A decisão da Anvisa de liberar a importação da vacina Sputnik V foi travestida de iminentemente técnica. Porém não há santo que permita isolar a autorização à pressão política, especialmente dos governadores do Nordeste, que se organizaram para adquirir o imunizante meses atrás. Por mais que existam limitações à utilização das doses, essa decisão evidencia que a união de Estados da federação pode ter resultados práticos do ponto de vista político.
O Consórcio do Nordeste ainda tem um calo no sapato do início da pandemia, quando houve a aquisição inócua - e ainda ligeiramente nebulosa - de respiradores mecânicos. Esse se tornou o principal entrave para que a entidade ganhe a dimensão possível. Tanto que os adversários insistem nessa tese para mobilizar críticos aos governos estaduais nordestinos. Em outros tempos, poderia provocar algum impacto real. Nas atuais circunstâncias, gera cócegas na popularidade dos governadores. E agora, com a aprovação da Sputnik V, é provável que até esse tema dos respiradores seja finalmente suplantado.
Em termos de números, a vacina russa é irrisória com a liberação feita pela Anvisa. A Bahia, por exemplo, terá 300 mil doses, o equivalente aos 1% da população autorizado pela agência. O governador Rui Costa trabalhava com 10 milhões de doses para os baianos. Ou seja, não deixa de ser uma frustração essa discrepância entre expectativa e realidade. Todavia, essa informação parece ter ficado em segundo plano. As comemorações foram no sentido de vacina boa é a vacina no braço. E não está errado. Só é preciso ter a noção dessas estratégias discursivas.

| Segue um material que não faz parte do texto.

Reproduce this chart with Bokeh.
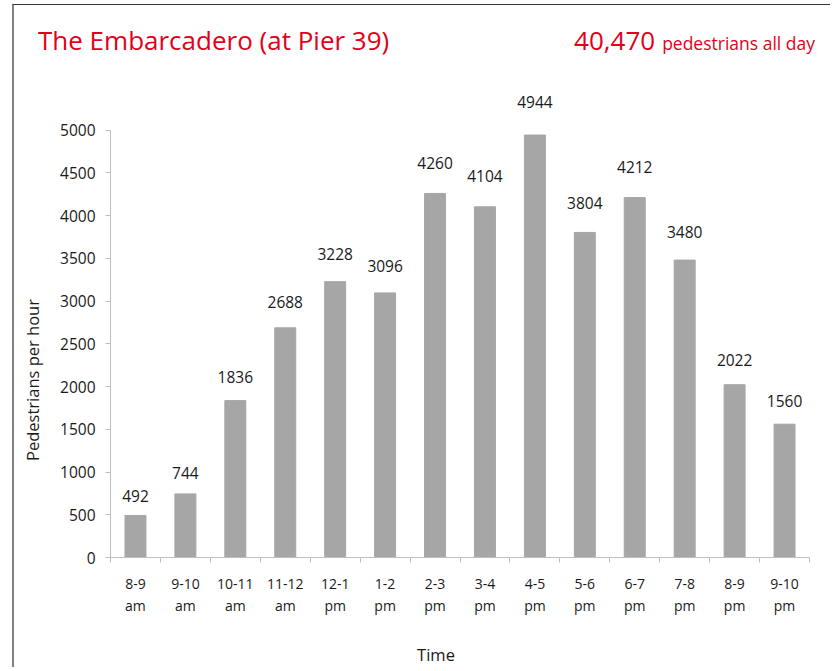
from bokeh.plotting import figure
from bokeh.models import FixedTicker, Range1d, ColumnDataSource, Div
from bokeh.layouts import column, row
from bokeh.core.properties import value
from bokeh.embed import file_html
from bokeh.resources import INLINE

time_labels = ["8-9\nam", "9-10\nam", "10-11\nam", "11-12\nam", "12-1\npm", "1-2\npm",
               "2-3\npm", "3-4\npm", "4-5\npm", "5-6\npm", "6-7\npm", "7-8\npm",
               "8-9\npm", "9-10\npm"]
pedestrians = [492, 744, 1836, 2688, 3228, 3096, 4260, 4104, 4944, 3804, 4212, 3480, 2022, 1560]
y_ticks = [0, 500, 1000, 1500, 2000, 2500, 3000, 3500, 4000, 4500, 5000]
title_text = "The Embarcadero (at Pier 39)"
total_text = "40,470"
total_suffix = "pedestrians all day"
x_title = "Time"
y_title = "Pedestrians per hour"

RED = "#e2001a"
INK = "#1a1a1a"
FONT = "Open Sans"

n = len(pedestrians)
centers = [i + 0.5 for i in range(n)]
label_y = [v * 1.034 + 215 for v in pedestrians]
src = ColumnDataSource(dict(x=centers, top=pedestrians, ly=label_y,
                            txt=[str(v) for v in pedestrians]))

header = Div(
    text=(
        f'<div style="position:relative;width:816px;height:60px;font-family:\'{FONT}\';color:{RED};">'
        f'<div style="position:absolute;left:24px;top:22px;font-size:26px;line-height:26px;white-space:nowrap;">{title_text}</div>'
        f'<div style="position:absolute;right:15px;top:22px;line-height:26px;white-space:nowrap;">'
        f'<span style="font-size:26px;">{total_text}</span>'
        f'<span style="font-size:17.5px;margin-left:7px;">{total_suffix}</span></div>'
        f'</div>'
    ),
    width=816, height=60, margin=0,
)

ylab = Div(
    text=(
        f'<div style="position:relative;width:40px;height:554px;font-family:\'{FONT}\';color:{INK};">'
        f'<div style="position:absolute;left:19px;top:315px;font-size:16.5px;line-height:20px;white-space:nowrap;'
        f'transform:translate(-50%,-50%) rotate(-90deg);">{y_title}</div></div>'
    ),
    width=40, height=554, margin=0,
)

xlab = Div(
    text=(
        f'<div style="position:relative;width:816px;height:48px;font-family:\'{FONT}\';color:{INK};">'
        f'<div style="position:absolute;left:422px;top:36px;font-size:16.5px;line-height:20px;white-space:nowrap;'
        f'transform:translate(-50%,-50%);">{x_title}</div></div>'
    ),
    width=816, height=48, margin=0,
)

p = figure(width=776, height=554, output_backend="svg", toolbar_location=None,
           x_range=Range1d(0, n), y_range=Range1d(0, 5500), margin=0,
           min_border_left=56, min_border_right=21, min_border_top=22, min_border_bottom=62)
p.outline_line_color = None
p.xgrid.grid_line_color = None
p.ygrid.grid_line_color = None
p.background_fill_color = "white"
p.border_fill_color = "white"

p.vbar(x="x", top="top", width=0.42, bottom=0, source=src, color="#a6a6a6")
p.text(x="x", y="ly", text="txt", source=src, text_align="center", text_baseline="middle",
       text_font=value(FONT), text_font_size="15.5px", text_color=INK)

# x axis
xa = p.xaxis[0]
xa.ticker = FixedTicker(ticks=centers, minor_ticks=list(range(n + 1)))
xa.major_label_overrides = {c: lab for c, lab in zip(centers, time_labels)}
xa.major_tick_line_color = None
xa.major_tick_out = 0
xa.major_tick_in = 0
xa.minor_tick_line_color = "#bfbfbf"
xa.minor_tick_out = 5
xa.minor_tick_in = 0
xa.axis_line_color = "#bfbfbf"
xa.major_label_text_font = FONT
xa.major_label_text_font_size = "14px"
xa.major_label_text_color = INK
xa.major_label_text_line_height = 1.2
xa.major_label_standoff = 11

# y axis
ya = p.yaxis[0]
ya.ticker = FixedTicker(ticks=y_ticks)
ya.bounds = (0, 5000)
ya.minor_tick_line_color = None
ya.major_tick_line_color = "#bfbfbf"
ya.major_tick_out = 5
ya.major_tick_in = 0
ya.axis_line_color = "#bfbfbf"
ya.major_label_text_font = FONT
ya.major_label_text_font_size = "15.5px"
ya.major_label_text_color = INK
ya.major_label_standoff = 10

layout = column(header, row(ylab, p, spacing=0, margin=0), xlab, spacing=0)
layout.styles = {"border-left": "2px solid #808080", "border-top": "1px solid #333333",
                 "margin-left": "12px", "margin-top": "4px"}

open("out.html", "w").write(file_html(layout, INLINE))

Voltemos ao ganho político. Enquanto havia uma disputa entre o governador de São Paulo, João Doria, e o presidente Jair Bolsonaro pela paternidade da vacina brasileira, os governadores nordestinos optaram por apostar na liberação da vacina russa, talvez o imunizante menos reconhecido por outros organismos internacionais. No entanto, era de acesso facilitado e com interesse direto da Rússia para entrar no competitivo mercado das vacinas contra a Covid-19. O Brasil, como nem é preciso lembrar, é um dos mercados mais expressivos do mundo. Tal razão explica o empenho de Moscou em articular a liberação da vacina. E os governadores nordestinos se aproveitaram bem disso.
Errados não estão. Por isso o simbolismo da decisão da última sexta-feira da Anvisa. O imunizante russo vira uma carta na manga dos gestores do Nordeste para apresentarem eleitoralmente o esforço para adquirir vacinas, enquanto figuras como Doria e Bolsonaro lutavam para ver quem tinha sido o primeiro a trazer doses, o Consórcio tentava viabilizar números para não ficar pra trás nessa disputa. O resultado na agência ficou aquém do esperado. Mas foi uma vitória política importante. E isso ninguém pode negar.